The 10 women will arrive in Mexico on March 18 where they will stay with family hosts provided by the MSN organization. After that, MSN provides an itinerary and will assign a licensed guide to accompany them throughout the trip, especially when the women will be "exposed to the risk and disparity of the Maquila worker."
"Our goal is to return to Mills and provide a firsthand account and presentation of the femicides in Juarez and the negligence of the United States and the state of Chijuajua. More importantly, we hope to create networks of awareness within the Mills community and the greater outside community," Gonzales said.
Another member, freshwoman Ixquel Sarin, also wants to spread the word on the Juarez murders. "I have been studying the femicides for the past two years, and it is very important for me … to spread awareness of the impunity that is implemented among these young women who come from indigenous areas simply … to gain a livable wage in the maquiladoras," she said.

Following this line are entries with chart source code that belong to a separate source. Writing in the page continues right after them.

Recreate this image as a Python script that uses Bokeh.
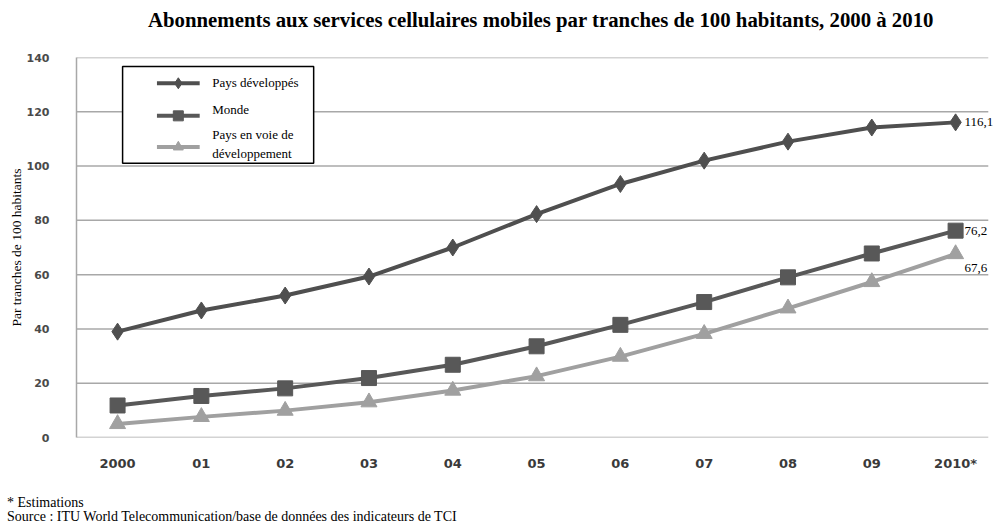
from bokeh.plotting import figure
from bokeh.layouts import column
from bokeh.models import FixedTicker, Range1d, ColumnDataSource, Div
from bokeh.core.properties import value
from bokeh.embed import file_html
from bokeh.resources import INLINE

# Mobile-cellular subscriptions per 100 inhabitants, 2000-2010
years = [2000, 2001, 2002, 2003, 2004, 2005, 2006, 2007, 2008, 2009, 2010]
year_labels = ["2000", "01", "02", "03", "04", "05", "06", "07", "08", "09", "2010*"]
developed = [39.0, 46.8, 52.3, 59.3, 70.0, 82.3, 93.4, 102.0, 109.0, 114.2, 116.1]
world = [11.8, 15.3, 18.1, 21.9, 26.8, 33.6, 41.5, 49.9, 59.0, 67.8, 76.2]
developing = [5.0, 7.6, 9.9, 13.0, 17.3, 22.6, 29.8, 38.2, 47.6, 57.3, 67.6]
y_ticks = [0, 20, 40, 60, 80, 100, 120, 140]

series_names = ["Pays développés", "Monde", "Pays en voie de\ndéveloppement"]
title_text = ("Abonnements aux services cellulaires mobiles par tranches "
              "de 100 habitants, 2000 à 2010")

DARK = "#4f4f4f"
MID = "#585858"
LIGHT = "#a0a0a0"
GRID = "#a8a8a8"
SERIF = "Liberation Serif"

X_LO, X_HI = 1999.51, 2010.50   # plot frame extent
GRID_HI = 2010.39               # gridlines stop short of the value labels

# heading above the chart
heading = Div(
    text=f'<div style="margin-left:148px; white-space:nowrap">{title_text}</div>',
    width=997, height=40, margin=(0, 0, 0, 0),
    styles={"font-family": SERIF, "font-size": "20.8px", "font-weight": "bold",
            "line-height": "22px", "padding-top": "9px", "color": "black"},
)

p = figure(width=997, height=448, output_backend="svg", toolbar_location=None,
           x_range=Range1d(X_LO, X_HI), y_range=Range1d(0, 140),
           min_border_left=76, min_border_right=0, min_border_top=17,
           min_border_bottom=51)
p.outline_line_color = None
p.background_fill_color = "white"

# horizontal gridlines (drawn as segments so they end before the labels)
p.xgrid.grid_line_color = None
p.ygrid.grid_line_color = None
p.segment(x0=[X_LO] * len(y_ticks), x1=[GRID_HI] * len(y_ticks),
          y0=y_ticks, y1=y_ticks, line_color=GRID, line_width=1.5)

# y axis
p.yaxis.ticker = FixedTicker(ticks=y_ticks)
p.yaxis.axis_line_color = GRID
p.yaxis.axis_line_width = 1.5
p.yaxis.major_tick_line_color = None
p.yaxis.minor_tick_line_color = None
p.yaxis.major_label_text_font = "DejaVu Sans"
p.yaxis.major_label_text_font_style = "bold"
p.yaxis.major_label_text_font_size = "11px"
p.yaxis.major_label_text_color = "#4a4a4a"
p.yaxis.major_label_standoff = 21
p.yaxis.axis_label = "Par tranches de 100 habitants"
p.yaxis.axis_label_text_font = SERIF
p.yaxis.axis_label_text_font_style = "normal"
p.yaxis.axis_label_text_font_size = "13.5px"
p.yaxis.axis_label_text_color = "black"
p.yaxis.axis_label_standoff = 0

# x axis
p.xaxis.ticker = FixedTicker(ticks=years)
p.xaxis.major_label_overrides = {y: l for y, l in zip(years, year_labels)}
p.xaxis.axis_line_color = None
p.xaxis.major_tick_line_color = None
p.xaxis.minor_tick_line_color = None
p.xaxis.major_label_text_font = "DejaVu Sans"
p.xaxis.major_label_text_font_style = "bold"
p.xaxis.major_label_text_font_size = "13px"
p.xaxis.major_label_text_color = "#3a3a3a"
p.xaxis.major_label_standoff = 12

# series
p.line(years, developed, line_color=DARK, line_width=4)
p.scatter(years, developed, marker="diamond", size=17, fill_color=DARK,
          line_color=DARK)
p.line(years, world, line_color=MID, line_width=4)
p.scatter(years, world, marker="square", size=15, fill_color=MID, line_color=MID)
p.line(years, developing, line_color=LIGHT, line_width=4)
p.scatter(years, developing, marker="triangle", size=16, fill_color=LIGHT,
          line_color=LIGHT)

# end-of-series value labels
end_vals = [developed[-1], world[-1], developing[-1]]
end_src = ColumnDataSource(dict(
    x=[years[-1]] * 3,
    y=end_vals,
    text=[f"{v:.1f}".replace(".", ",") for v in end_vals],
    dy=[0, 0, 14],
))
p.text(x="x", y="y", text="text", source=end_src, x_offset=9, y_offset="dy",
       text_font=value(SERIF), text_font_size="13px", text_color="black",
       text_baseline="middle", text_align="left")

# legend box
lx0, lx1, ly0, ly1 = 2000.06, 2002.34, 101.0, 136.7
p.quad(left=[lx0], right=[lx1], bottom=[ly0], top=[ly1], fill_color="white",
       line_color="black", line_width=1.5)
sx0, sx1 = 2000.47, 2000.98
sxm = (sx0 + sx1) / 2
rows = [(130.5, DARK, "diamond", 11), (118.5, MID, "square", 10),
        (107.0, LIGHT, "triangle", 10)]
for (ry, col, mk, sz) in rows:
    p.line([sx0, sx1], [ry, ry], line_color=col, line_width=4)
    p.scatter([sxm], [ry], marker=mk, size=sz, fill_color=col, line_color=col)
tx = 2001.13
p.text(x=[tx, tx, tx], y=[130.8, 121.0, 108.1], text=series_names,
       text_font=value(SERIF), text_font_size="13px", text_color="black",
       text_baseline="middle", text_align="left", text_line_height=1.3)

# footnotes under the chart
notes = Div(
    text="* Estimations<br>Source : ITU World Telecommunication/base de "
         "données des indicateurs de TCI",
    width=997, height=37, margin=(0, 0, 0, 0),
    styles={"font-family": SERIF, "font-size": "14px", "line-height": "14px",
            "padding-top": "8px", "padding-left": "7px", "color": "black"},
)

layout = column(heading, p, notes, spacing=0)
open("out.html", "w").write(file_html(layout, INLINE))
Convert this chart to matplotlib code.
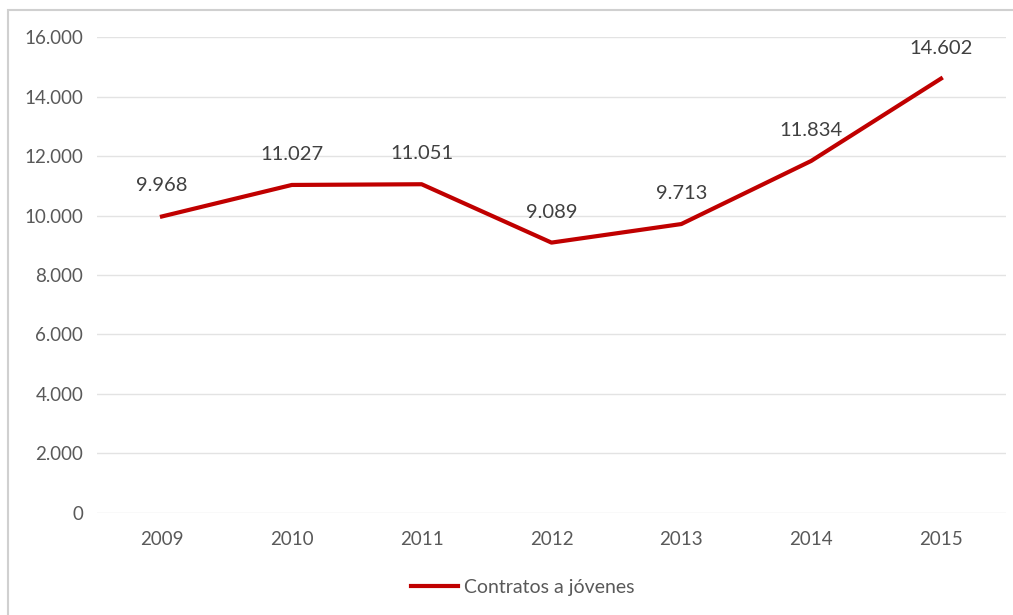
import matplotlib.pyplot as plt
from matplotlib.patches import Rectangle

years = ['2009', '2010', '2011', '2012', '2013', '2014', '2015']
contratos = [9968, 11027, 11051, 9089, 9713, 11834, 14602]
labels = ['9.968', '11.027', '11.051', '9.089', '9.713', '11.834', '14.602']
yticks = [0, 2000, 4000, 6000, 8000, 10000, 12000, 14000, 16000]
ytick_labels = ['0', '2.000', '4.000', '6.000', '8.000', '10.000', '12.000', '14.000', '16.000']

plt.rcParams['font.family'] = ['Lato', 'DejaVu Sans']

fig = plt.figure(figsize=(10.13, 6.15), dpi=100)
ax = fig.add_axes([0.0958, 0.1659, 0.8972, 0.7739])

# frame around the chart
fig.patches.append(Rectangle((0.008, -0.01), 1.0, 0.994, transform=fig.transFigure,
                             fill=False, edgecolor='#d0d0d0', linewidth=1.5))

x = range(len(years))
ax.plot(x, contratos, color='#c00000', linewidth=3, label='Contratos a jóvenes')
for xi, v, lab in zip(x, contratos, labels):
    ax.annotate(lab, (xi, v), xytext=(0, 22), textcoords='offset points',
                ha='center', va='center', fontsize=14.5, color='#404040')

ax.set_xlim(-0.5, len(years) - 0.5)
ax.set_ylim(0, 16000)
ax.set_yticks(yticks)
ax.set_yticklabels(ytick_labels)
ax.set_xticks(list(x))
ax.set_xticklabels(years)
ax.tick_params(axis='both', length=0, labelsize=13.5, colors='#595959')
ax.tick_params(axis='y', pad=10)
ax.tick_params(axis='x', pad=13)
ax.grid(axis='y', color='#e3e3e3', linewidth=1)
ax.set_axisbelow(True)
for s in ax.spines.values():
    s.set_visible(False)

fig.legend(loc='center', bbox_to_anchor=(0.516, 0.045), frameon=False,
           fontsize=14, labelcolor='#595959', handlelength=2.4, handletextpad=0.3)

fig.savefig('out.png', dpi=100)
plt.close(fig)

The girls have no illusion about the potential danger they are in. "We understand that the trip will be risky in its own right, but we are confident that we will be safe. Furthermore, the Mexico Solidarity Network ensures our safety and well-being while on the trip," Gonzales said.
The Femicides Delegation strives for Mills sponsorship, however, they are organizing fundraisers and donation boxes in case sponsorship does not occur. The club has already raised money for the Femicides fund by selling pizza at the Mills Explosion, and other events will include a Valentine's Day gram, a silent auction, a dating game and film documentaries that discuss the femicides through the viewpoint of female factory workers.
The Femicides Delegation aims to raise at least $10,000 to cover all expenses. They are trying to raise additional funds to donate to the families of the victims in Juarez.